Entries with chart source code:
>>>>

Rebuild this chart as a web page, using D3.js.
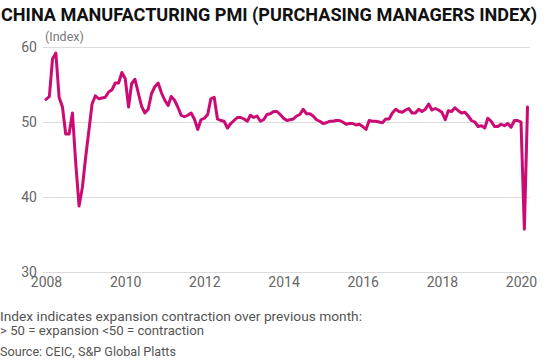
<!DOCTYPE html>
<html>
<head>
<meta charset="utf-8">
<script src="https://cdn.jsdelivr.net/npm/d3@7"></script>
<style>
  html, body { margin: 0; padding: 0; background: #fff; }
  svg { display: block; }
</style>
</head>
<body>
<svg id="chart" width="560" height="362"></svg>
<script>
// ---- Data (China official manufacturing PMI, monthly, Jan 2008 – Mar 2020) ----
const startYear = 2008;
const pmi2008 = [53.0, 53.4, 58.4, 59.2, 53.3, 52.0, 48.4, 48.4, 51.2, 44.6, 38.8, 41.2];
const pmi2009 = [45.3, 49.0, 52.4, 53.5, 53.1, 53.2, 53.3, 54.0, 54.3, 55.2, 55.2, 56.6];
const pmi2010 = [55.8, 52.0, 55.1, 55.7, 53.9, 52.1, 51.2, 51.7, 53.8, 54.7, 55.2, 53.9];
const pmi2011 = [52.9, 52.2, 53.4, 52.9, 52.0, 50.9, 50.7, 50.9, 51.2, 50.4, 49.0, 50.3];
const pmi2012 = [50.5, 51.0, 53.1, 53.3, 50.4, 50.2, 50.1, 49.2, 49.8, 50.2, 50.6, 50.6];
const pmi2013 = [50.4, 50.1, 50.9, 50.6, 50.8, 50.1, 50.3, 51.0, 51.1, 51.4, 51.4, 51.0];
const pmi2014 = [50.5, 50.2, 50.3, 50.4, 50.8, 51.0, 51.7, 51.1, 51.1, 50.8, 50.3, 50.1];
const pmi2015 = [49.8, 49.9, 50.1, 50.1, 50.2, 50.2, 50.0, 49.7, 49.8, 49.8, 49.6, 49.7];
const pmi2016 = [49.4, 49.0, 50.2, 50.1, 50.1, 50.0, 49.9, 50.4, 50.4, 51.2, 51.7, 51.4];
const pmi2017 = [51.3, 51.6, 51.8, 51.2, 51.2, 51.7, 51.4, 51.7, 52.4, 51.6, 51.8, 51.6];
const pmi2018 = [51.3, 50.3, 51.5, 51.4, 51.9, 51.5, 51.2, 51.3, 50.8, 50.2, 50.0, 49.4];
const pmi2019 = [49.5, 49.2, 50.5, 50.1, 49.4, 49.4, 49.7, 49.5, 49.8, 49.3, 50.2, 50.2];
const pmi2020 = [50.0, 35.7, 52.0];

const yTicks = [30, 40, 50, 60];
const xTickYears = [2008, 2010, 2012, 2014, 2016, 2018, 2020];

const titleText = "CHINA MANUFACTURING PMI (PURCHASING MANAGERS INDEX)";
const unitText = "(Index)";
const noteLines = [
  "Index indicates expansion contraction over previous month:",
  "> 50 = expansion <50 = contraction"
];
const sourceText = "Source: CEIC, S&P Global Platts";

// ---- Build series ----
const allYears = [pmi2008, pmi2009, pmi2010, pmi2011, pmi2012, pmi2013, pmi2014,
                  pmi2015, pmi2016, pmi2017, pmi2018, pmi2019, pmi2020];
const series = [];
allYears.forEach((arr, yi) => {
  arr.forEach((v, m) => series.push({ date: new Date(startYear + yi, m, 1), value: v }));
});

// ---- Chart ----
const svg = d3.select("#chart");
const font = "Roboto, 'Noto Sans', sans-serif";

const x = d3.scaleTime()
  .domain([new Date(2008, 0, 1), new Date(2020, 0, 1)])
  .range([46, 521]);
const y = d3.scaleLinear().domain([30, 60]).range([272, 47]);

// Title
svg.append("text")
  .attr("x", 1).attr("y", 20.5)
  .attr("font-family", font).attr("font-weight", 700)
  .attr("font-size", 19).attr("fill", "#111")
  .attr("textLength", 536).attr("lengthAdjust", "spacingAndGlyphs")
  .text(titleText);

// Unit label
svg.append("text")
  .attr("x", 45).attr("y", 41)
  .attr("font-family", font).attr("font-size", 12.5).attr("fill", "#777")
  .text(unitText);

// Grid lines + y labels
const yAxis = d3.axisLeft(y).tickValues(yTicks).tickSize(-(530 - 43)).tickPadding(6);
const gy = svg.append("g").attr("transform", "translate(43,0)").call(yAxis);
gy.select(".domain").remove();
gy.selectAll(".tick line").attr("stroke", "#dcdcdc").attr("stroke-width", 1);
gy.selectAll(".tick text")
  .attr("font-family", font).attr("font-size", 14).attr("fill", "#666")
  .attr("dy", "0.32em");

// x axis labels
const xAxis = d3.axisBottom(x)
  .tickValues(xTickYears.map(yr => new Date(yr, 0, 1)))
  .tickFormat(d3.timeFormat("%Y")).tickSize(0).tickPadding(0);
const gx = svg.append("g").attr("transform", "translate(0,277)").call(xAxis);
gx.select(".domain").remove();
gx.selectAll(".tick text")
  .attr("font-family", font).attr("font-size", 14).attr("fill", "#666")
  .attr("dy", "0.71em");

// Line
const line = d3.line().x(d => x(d.date)).y(d => y(d.value)).curve(d3.curveLinear);
svg.append("path")
  .datum(series)
  .attr("d", line)
  .attr("fill", "none")
  .attr("stroke", "#cc0a73")
  .attr("stroke-width", 3)
  .attr("stroke-linejoin", "round")
  .attr("stroke-linecap", "round");

// Notes
const noteWidths = [362, 204];
noteLines.forEach((t, i) => {
  svg.append("text")
    .attr("x", 0).attr("y", 321 + i * 13.5)
    .attr("font-family", font).attr("font-size", 13).attr("fill", "#555")
    .attr("textLength", noteWidths[i]).attr("lengthAdjust", "spacingAndGlyphs")
    .text(t);
});
svg.append("text")
  .attr("x", 0).attr("y", 356)
  .attr("font-family", font).attr("font-size", 13).attr("fill", "#555")
  .attr("textLength", 176).attr("lengthAdjust", "spacingAndGlyphs")
  .text(sourceText);
</script>
</body>
</html>
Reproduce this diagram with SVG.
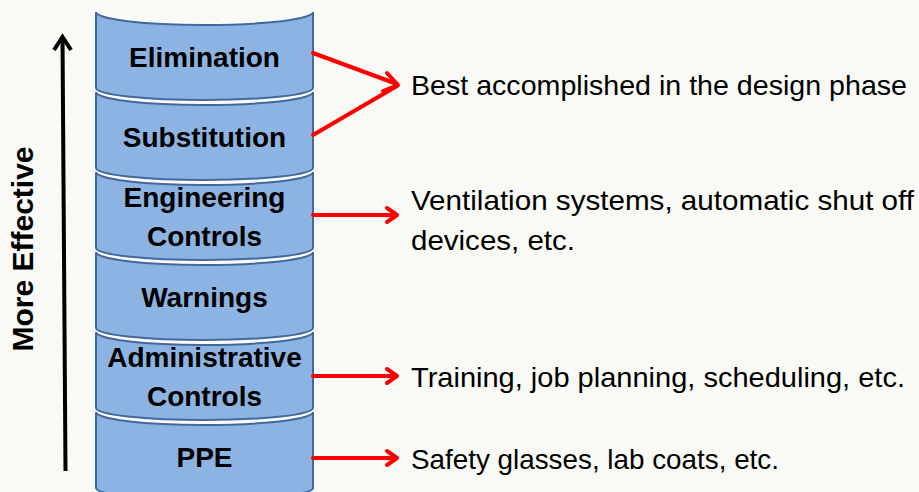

<<<<

Aim of the task:
Copy the data word for word. Pictures do not go in the copy.

Full answer:
Rebuild this chart as a web page, using D3.js.
<!DOCTYPE html>
<html>
<head>
<meta charset="utf-8">
<script src="https://cdn.jsdelivr.net/npm/d3@7"></script>
<style>
  html, body { margin: 0; padding: 0; background: #fff; }
  svg { display: block; }
</style>
</head>
<body>
<svg id="chart" width="560" height="362"></svg>
<script>
// ---- Data (China official manufacturing PMI, monthly, Jan 2008 – Mar 2020) ----
const startYear = 2008;
const pmi2008 = [53.0, 53.4, 58.4, 59.2, 53.3, 52.0, 48.4, 48.4, 51.2, 44.6, 38.8, 41.2];
const pmi2009 = [45.3, 49.0, 52.4, 53.5, 53.1, 53.2, 53.3, 54.0, 54.3, 55.2, 55.2, 56.6];
const pmi2010 = [55.8, 52.0, 55.1, 55.7, 53.9, 52.1, 51.2, 51.7, 53.8, 54.7, 55.2, 53.9];
const pmi2011 = [52.9, 52.2, 53.4, 52.9, 52.0, 50.9, 50.7, 50.9, 51.2, 50.4, 49.0, 50.3];
const pmi2012 = [50.5, 51.0, 53.1, 53.3, 50.4, 50.2, 50.1, 49.2, 49.8, 50.2, 50.6, 50.6];
const pmi2013 = [50.4, 50.1, 50.9, 50.6, 50.8, 50.1, 50.3, 51.0, 51.1, 51.4, 51.4, 51.0];
const pmi2014 = [50.5, 50.2, 50.3, 50.4, 50.8, 51.0, 51.7, 51.1, 51.1, 50.8, 50.3, 50.1];
const pmi2015 = [49.8, 49.9, 50.1, 50.1, 50.2, 50.2, 50.0, 49.7, 49.8, 49.8, 49.6, 49.7];
const pmi2016 = [49.4, 49.0, 50.2, 50.1, 50.1, 50.0, 49.9, 50.4, 50.4, 51.2, 51.7, 51.4];
const pmi2017 = [51.3, 51.6, 51.8, 51.2, 51.2, 51.7, 51.4, 51.7, 52.4, 51.6, 51.8, 51.6];
const pmi2018 = [51.3, 50.3, 51.5, 51.4, 51.9, 51.5, 51.2, 51.3, 50.8, 50.2, 50.0, 49.4];
const pmi2019 = [49.5, 49.2, 50.5, 50.1, 49.4, 49.4, 49.7, 49.5, 49.8, 49.3, 50.2, 50.2];
const pmi2020 = [50.0, 35.7, 52.0];

const yTicks = [30, 40, 50, 60];
const xTickYears = [2008, 2010, 2012, 2014, 2016, 2018, 2020];

const titleText = "CHINA MANUFACTURING PMI (PURCHASING MANAGERS INDEX)";
const unitText = "(Index)";
const noteLines = [
  "Index indicates expansion contraction over previous month:",
  "> 50 = expansion <50 = contraction"
];
const sourceText = "Source: CEIC, S&P Global Platts";

// ---- Build series ----
const allYears = [pmi2008, pmi2009, pmi2010, pmi2011, pmi2012, pmi2013, pmi2014,
                  pmi2015, pmi2016, pmi2017, pmi2018, pmi2019, pmi2020];
const series = [];
allYears.forEach((arr, yi) => {
  arr.forEach((v, m) => series.push({ date: new Date(startYear + yi, m, 1), value: v }));
});

// ---- Chart ----
const svg = d3.select("#chart");
const font = "Roboto, 'Noto Sans', sans-serif";

const x = d3.scaleTime()
  .domain([new Date(2008, 0, 1), new Date(2020, 0, 1)])
  .range([46, 521]);
const y = d3.scaleLinear().domain([30, 60]).range([272, 47]);

// Title
svg.append("text")
  .attr("x", 1).attr("y", 20.5)
  .attr("font-family", font).attr("font-weight", 700)
  .attr("font-size", 19).attr("fill", "#111")
  .attr("textLength", 536).attr("lengthAdjust", "spacingAndGlyphs")
  .text(titleText);

// Unit label
svg.append("text")
  .attr("x", 45).attr("y", 41)
  .attr("font-family", font).attr("font-size", 12.5).attr("fill", "#777")
  .text(unitText);

// Grid lines + y labels
const yAxis = d3.axisLeft(y).tickValues(yTicks).tickSize(-(530 - 43)).tickPadding(6);
const gy = svg.append("g").attr("transform", "translate(43,0)").call(yAxis);
gy.select(".domain").remove();
gy.selectAll(".tick line").attr("stroke", "#dcdcdc").attr("stroke-width", 1);
gy.selectAll(".tick text")
  .attr("font-family", font).attr("font-size", 14).attr("fill", "#666")
  .attr("dy", "0.32em");

// x axis labels
const xAxis = d3.axisBottom(x)
  .tickValues(xTickYears.map(yr => new Date(yr, 0, 1)))
  .tickFormat(d3.timeFormat("%Y")).tickSize(0).tickPadding(0);
const gx = svg.append("g").attr("transform", "translate(0,277)").call(xAxis);
gx.select(".domain").remove();
gx.selectAll(".tick text")
  .attr("font-family", font).attr("font-size", 14).attr("fill", "#666")
  .attr("dy", "0.71em");

// Line
const line = d3.line().x(d => x(d.date)).y(d => y(d.value)).curve(d3.curveLinear);
svg.append("path")
  .datum(series)
  .attr("d", line)
  .attr("fill", "none")
  .attr("stroke", "#cc0a73")
  .attr("stroke-width", 3)
  .attr("stroke-linejoin", "round")
  .attr("stroke-linecap", "round");

// Notes
const noteWidths = [362, 204];
noteLines.forEach((t, i) => {
  svg.append("text")
    .attr("x", 0).attr("y", 321 + i * 13.5)
    .attr("font-family", font).attr("font-size", 13).attr("fill", "#555")
    .attr("textLength", noteWidths[i]).attr("lengthAdjust", "spacingAndGlyphs")
    .text(t);
});
svg.append("text")
  .attr("x", 0).attr("y", 356)
  .attr("font-family", font).attr("font-size", 13).attr("fill", "#555")
  .attr("textLength", 176).attr("lengthAdjust", "spacingAndGlyphs")
  .text(sourceText);
</script>
</body>
</html>
Reproduce this diagram with SVG.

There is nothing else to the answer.